Monday, May 29, 2017

John F. Kennedy - 100 Years

Born one hundred years ago today, John Fitzgerald Kennedy entered the office of President of the United States with a great deal of promise, with only part of it fulfilled.
Kennedy entered office in 1961, at a time of new possibilities, when new nations were forming in the Third World and the Soviet Union was pushing ahead to explore space.  It was also a time when European countries, more than fifteen years after World War II ended, were re-emerging with established democratic governments and re-affirming their places in the world.  The United States, by contrast, had slipped into a period of complacency brought on by a sense of conformity and contentment in the Eisenhower years.  John F. Kennedy came into office declaring that we could do better - but only if Americans were willing to do better.
Kennedy challenged the nation by talking about what he, as President, expected of the American people, not what he would offer them.  In that respect, he got the nation to start thinking about creating a more just society, bearing the burden of preserving liberty, and building a country that would be second to no one.  The success of the Soviets in sending a man in orbit around the earth inspired Kennedy to lead the country toward putting a man on the moon and returning safely to earth before 1970.  He initiated the Peace Corps to foster goodwill among the newly independent nations of Africa and Asia.  He moved forward on civil rights not only from being offended by bigotry but from being appalled by its lack of reason.  "Kennedy was not a bigot," Richard Reeves wrote in 1993.  "In fact, like many of his generation, he thought prejudice was irrational, a waste of emotion and time." 

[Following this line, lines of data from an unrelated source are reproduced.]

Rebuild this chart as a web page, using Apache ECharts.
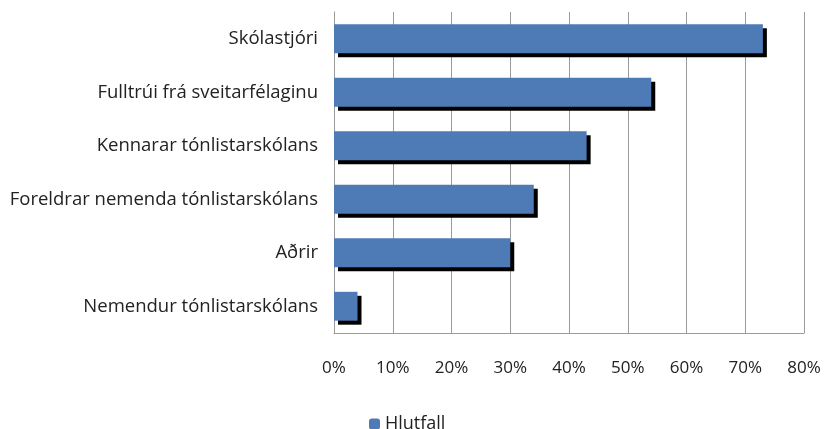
<!DOCTYPE html>
<html>
<head>
<meta charset="utf-8">
<script src="https://cdn.jsdelivr.net/npm/echarts@6/dist/echarts.min.js"></script>
<style>
  html, body { margin: 0; padding: 0; background: #fff; }
  #chart { width: 824px; height: 429px; }
</style>
</head>
<body>
<div id="chart"></div>
<script>
// categories, top to bottom
const categories = [
    'Skólastjóri',
    'Fulltrúi frá sveitarfélaginu',
    'Kennarar tónlistarskólans',
    'Foreldrar nemenda tónlistarskólans',
    'Aðrir',
    'Nemendur tónlistarskólans'
];
// share in %
const hlutfall = [73, 54, 43, 34, 30, 4];
const seriesName = 'Hlutfall';

var myChart = echarts.init(document.getElementById('chart'));
var font = "'Open Sans', sans-serif";

var option = {
    animation: false,
    textStyle: { fontFamily: font },
    grid: {
        left: 334,
        right: 20,
        top: 12,
        bottom: 96
    },
    legend: {
        data: [seriesName],
        left: 364,
        top: 410,
        itemWidth: 11,
        itemHeight: 11,
        itemGap: 6,
        textStyle: { fontSize: 18, color: '#222', fontFamily: font }
    },
    xAxis: {
        type: 'value',
        min: 0,
        max: 80,
        interval: 10,
        axisLine: { show: true, lineStyle: { color: '#9a9a9a' } },
        axisTick: { show: false },
        splitLine: { lineStyle: { color: '#9a9a9a', width: 1 } },
        axisLabel: {
            formatter: (v) => v + '%',
            margin: 27,
            fontSize: 17,
            color: '#222',
            fontFamily: font
        }
    },
    yAxis: {
        type: 'category',
        inverse: true,
        data: categories,
        axisLine: { show: true, lineStyle: { color: '#9a9a9a' } },
        axisTick: { show: false },
        axisLabel: {
            margin: 16,
            fontSize: 18.5,
            color: '#222',
            fontFamily: font
        }
    },
    series: [
        {
            name: seriesName,
            type: 'bar',
            data: hlutfall,
            barWidth: '54%',
            itemStyle: {
                color: '#4e7bb6',
                shadowColor: '#000',
                shadowBlur: 0,
                shadowOffsetX: 4,
                shadowOffsetY: 4
            }
        }
    ]
};

option && myChart.setOption(option);
</script>
</body>
</html>
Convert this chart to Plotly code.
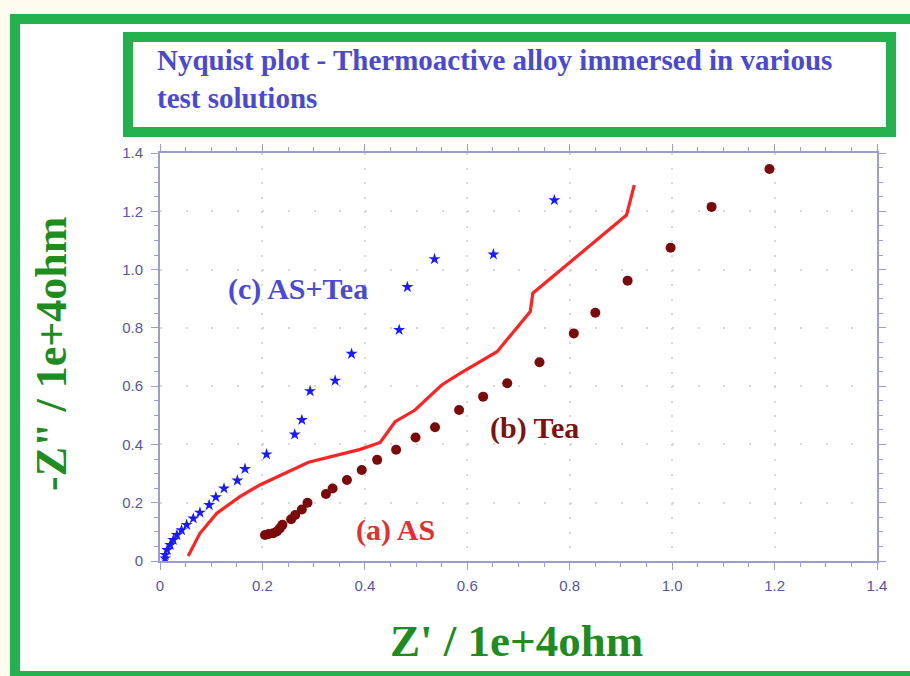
import plotly.graph_objects as go

# ---- data (Z' and -Z'' in units of 1e+4 ohm) ----
as_tea_x = [0.010, 0.010, 0.014, 0.020, 0.026, 0.033, 0.042, 0.052, 0.065, 0.078, 0.096, 0.109, 0.125,
            0.151, 0.166, 0.208, 0.263, 0.277, 0.293, 0.342, 0.374, 0.467, 0.483, 0.536, 0.651, 0.770]
as_tea_y = [0.009, 0.021, 0.038, 0.055, 0.072, 0.089, 0.106, 0.124, 0.146, 0.166, 0.192, 0.219, 0.249,
            0.276, 0.316, 0.366, 0.434, 0.484, 0.583, 0.619, 0.711, 0.793, 0.940, 1.036, 1.052, 1.238]

tea_x = [0.205, 0.212, 0.221, 0.228, 0.234, 0.239, 0.256, 0.264, 0.277, 0.288, 0.324, 0.337, 0.365,
         0.394, 0.424, 0.461, 0.499, 0.537, 0.584, 0.631, 0.678, 0.741, 0.808, 0.850, 0.913, 0.997,
         1.077, 1.190]
tea_y = [0.089, 0.093, 0.095, 0.101, 0.112, 0.124, 0.143, 0.158, 0.177, 0.200, 0.230, 0.249, 0.278,
         0.312, 0.347, 0.382, 0.424, 0.459, 0.518, 0.564, 0.610, 0.682, 0.781, 0.852, 0.962, 1.075,
         1.215, 1.345]

as_x = [0.055, 0.078, 0.111, 0.156, 0.195, 0.290, 0.391, 0.430, 0.459, 0.498, 0.550, 0.586, 0.658,
        0.690, 0.723, 0.728, 0.911, 0.926]
as_y = [0.017, 0.095, 0.164, 0.221, 0.261, 0.339, 0.383, 0.407, 0.478, 0.518, 0.604, 0.644, 0.718,
        0.787, 0.856, 0.919, 1.187, 1.290]

tick_vals = [0, 0.2, 0.4, 0.6, 0.8, 1.0, 1.2, 1.4]
tick_text = ["0", "0.2", "0.4", "0.6", "0.8", "1.0", "1.2", "1.4"]

title_line1 = "Nyquist plot - Thermoactive alloy immersed in various"
title_line2 = "test solutions"
x_title = "Z' / 1e+4ohm"
y_title = '-Z" / 1e+4ohm'

# ---- layout geometry (pixels) ----
W, H = 910, 676
L, R, T, B = 160, 33, 153, 115
PW, PH = W - L - R, H - T - B


def px(x):
    return (x - L) / PW


def py(y):
    return (H - B - y) / PH


GREEN = "#22b14c"
AXIS = "#9c9cd2"
TICKFONT = "#5555aa"

fig = go.Figure()
fig.add_trace(go.Scatter(x=as_x, y=as_y, mode="lines",
                         line=dict(color="#ff2222", width=3.2), name="(a) AS"))
fig.add_trace(go.Scatter(x=tea_x, y=tea_y, mode="markers",
                         marker=dict(symbol="circle", size=10, color="#7d0a0a"), name="(b) Tea"))
fig.add_trace(go.Scatter(x=as_tea_x, y=as_tea_y, mode="markers",
                         marker=dict(symbol="star", size=9, color="#1a1aff"), name="(c) AS+Tea"))

axis_common = dict(
    range=[0, 1.4], tickvals=tick_vals, ticktext=tick_text,
    showline=True, linecolor=AXIS, linewidth=2, mirror="ticks",
    ticks="outside", ticklen=7, tickcolor=AXIS, tickwidth=1,
    minor=dict(dtick=0.05, ticks="outside", ticklen=4, tickcolor=AXIS, showgrid=False),
    tickfont=dict(family="Liberation Sans, Arial", size=15, color=TICKFONT),
    showgrid=True, gridcolor="#d8d8d8", gridwidth=2, zeroline=False,
)

fig.update_xaxes(**axis_common, griddash="2px,12.57px", ticklabelstandoff=3)
fig.update_yaxes(**axis_common, griddash="2px,23.6px", ticklabelstandoff=5)

shapes = [
    # outer frame
    dict(type="rect", xref="paper", yref="paper", layer="below",
         x0=px(15), x1=px(930), y0=py(19), y1=py(676),
         line=dict(color=GREEN, width=10), fillcolor="white"),
    # title box
    dict(type="rect", xref="paper", yref="paper",
         x0=px(128), x1=px(891), y0=py(37), y1=py(132),
         line=dict(color=GREEN, width=10), fillcolor="white"),
]

serif = "Liberation Serif, Times New Roman, serif"


def ann(text, x, y, size, color, angle=0, xanchor="center"):
    return dict(text=text, xref="paper", yref="paper", x=px(x), y=py(y),
                xanchor=xanchor, yanchor="middle", align="left", showarrow=False,
                textangle=angle, font=dict(family=serif, size=size, color=color))


annotations = [
    ann("<b>" + title_line1 + "</b><br><b>" + title_line2 + "</b>", 155, 79, 29, "#4a4ad0",
        xanchor="left"),
    ann("<b>(c) AS+Tea</b>", 298, 289, 30, "#4a4ad6"),
    ann("<b>(b) Tea</b>", 534, 428, 30, "#7a1414"),
    ann("<b>(a) AS</b>", 395, 530, 30, "#e23030"),
    ann("<b>" + x_title + "</b>", 516, 641, 45, "#1e8c1e"),
    ann("<b>" + y_title + "</b>", 51, 354, 44, "#1e8c1e", angle=-90),
]

fig.update_layout(
    width=W, height=H,
    margin=dict(l=L, r=R, t=T, b=B, pad=0),
    paper_bgcolor="#fffcef", plot_bgcolor="white",
    showlegend=False, shapes=shapes, annotations=annotations,
)

fig.write_html("out.html", config={"displayModeBar": False},
               post_script="document.body.style.margin='0';document.body.style.overflow='hidden';")
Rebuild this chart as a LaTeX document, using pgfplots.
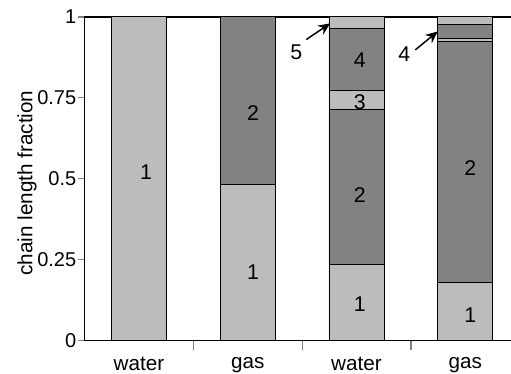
\documentclass[border=0pt]{standalone}
\usepackage{fontspec}
\setmainfont{Liberation Sans}
\usepackage{pgfplots}
\pgfplotsset{compat=1.18}
\usetikzlibrary{arrows.meta}
\definecolor{lightbar}{RGB}{188,188,188}
\definecolor{darkbar}{RGB}{130,130,130}
\begin{document}
\begin{tikzpicture}[font=\fontsize{15.5}{18}\selectfont]
\begin{axis}[
  scale only axis,
  width=320pt, height=242.8pt,
  xmin=-0.5, xmax=3.42,
  ymin=0, ymax=1,
  axis x line*=bottom, axis y line*=left,
  axis line style={line width=0.9pt},
  ybar stacked, bar width=0.506,
  xtick={0,1,2,3},
  xticklabels={water,gas,water,gas},
  major x tick style={draw=none},
  minor xtick={0.5,1.5,2.5},
  minor x tick style={line width=0.9pt},
  minor tick length=7pt,
  tick align=outside,
  ytick={0,0.25,0.5,0.75,1},
  yticklabels={0,0.25,0.5,0.75,1},
  major tick length=5pt,
  y tick style={line width=0.9pt},
  yticklabel style={font=\fontsize{15}{18}\selectfont, anchor=east, inner sep=1pt, xshift=0pt},
  xticklabel style={font=\fontsize{15.5}{18}\selectfont, yshift=-4pt},
  ylabel={chain length fraction},
  ylabel style={at={(axis description cs:-0.135,0.487)}, anchor=center},
  clip=false,
]
\addplot[fill=lightbar, draw=black, line width=0.7pt] coordinates {(0,1.0) (1,0.481) (2,0.234) (3,0.179)};
\addplot[fill=darkbar, draw=black, line width=0.7pt] coordinates {(0,0) (1,0.519) (2,0.481) (3,0.745)};
\addplot[fill=lightbar, draw=black, line width=0.7pt] coordinates {(0,0) (1,0) (2,0.057) (3,0.008)};
\addplot[fill=darkbar, draw=black, line width=0.7pt] coordinates {(0,0) (1,0) (2,0.192) (3,0.045)};
\addplot[fill=lightbar, draw=black, line width=0.7pt] coordinates {(0,0) (1,0) (2,0.036) (3,0.023)};
\draw[line width=0.9pt] (rel axis cs:0,1) -- (rel axis cs:1,1);
\coordinate (a1) at (axis cs:0.066,0.521);
\coordinate (b2) at (axis cs:1.05,0.703);
\coordinate (b1) at (axis cs:1.05,0.212);
\coordinate (c4) at (axis cs:2.03,0.867);
\coordinate (c3) at (axis cs:2.03,0.738);
\coordinate (c2) at (axis cs:2.03,0.450);
\coordinate (c1) at (axis cs:2.03,0.113);
\coordinate (d2) at (axis cs:3.047,0.533);
\coordinate (d1) at (axis cs:3.047,0.079);
\coordinate (n5) at (axis cs:1.446,0.892);
\coordinate (n4) at (axis cs:2.439,0.885);
\coordinate (s5) at (axis cs:1.538,0.930);
\coordinate (e5) at (axis cs:1.758,0.980);
\coordinate (s4) at (axis cs:2.540,0.898);
\coordinate (e4) at (axis cs:2.746,0.955);
\end{axis}
\begin{scope}[font=\fontsize{16}{19}\selectfont]
\node at (a1) {1};
\node at (b2) {2};
\node at (b1) {1};
\node at (c4) {4};
\node at (c3) {3};
\node at (c2) {2};
\node at (c1) {1};
\node at (d2) {2};
\node at (d1) {1};
\node at (n5) {5};
\node at (n4) {4};
\end{scope}
\draw[line width=1.1pt, -{Stealth[length=9pt,width=8pt]}] (s5) -- (e5);
\draw[line width=1.1pt, -{Stealth[length=9pt,width=8pt]}] (s4) -- (e4);
\pgfresetboundingbox
\path (-63.4pt,-25pt) rectangle (320pt,255.5pt);
\end{tikzpicture}
\end{document}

Unfortunately, the assassination of President Kennedy in November 1963 left his Presidency as unfinished as a Schubert symphony.  His domestic agenda and his commitment to civil rights - manifested in his June 1963 address on the topic - were stymied in Congress, and the space program was only beginning to move beyond John Glenn's 1962 triple orbit around the earth.  The centerpieces of his domestic agenda would be left to his successor, Lyndon Johnson, to push through Congress, and the moon landing would ironically take place six months to the day into the administration of Kennedy's old nemesis, Richard Nixon.  The major question involving Vietnam - would Kennedy have withdrawn American troops and advisers had he lived?  - remains unanswered.  But his cool, deliberative approach to defusing the Cuban missile crisis suggests that he likely would have.
Kennedy's greatest legacy as President was encouraging and inspiring America to do better and not to be satisfied with standing pat.  It is a sentiment has been tapped by JFK wannabes like Gary Hart, a cartoon Kennedy for the cartoon republic that was 1980s America, and sought by politicians too young to remember Kennedy, like former President Barack Obama.  But, in all actuality, no one possessing Kennedy's virtues and values - not even Kennedy himself - could possibly inspire Americans today to pursue public service.  People are too jaded.  Kennedy's questionable personal life would not have survived the scrutiny of today's 24-hour news cycles, and he likely would have withered from relentless criticism on social media.  Indeed, he might have been laughed at by urging Americans to pledge service to country today to provide for a better world tomorrow.  
After all, look what happened to the most Kennedyesque presidential candidate since JFK himself, Martin O'Malley.                      
I supported O'Malley as someone who hoped to see the Kennedy story repeated, but in a more indulgent, more ignorant, and more cynical time, it's hard to imagine anyone repeating the Kennedy story.  The unfinished work he left behind and the squandering in trust in government of Johnson and Nixon left a big hole in this country, but Kennedy's example shows that his faith in public service and what it means to be an American can be revived.
But it's going to take a long time before we regain the ability to revive it.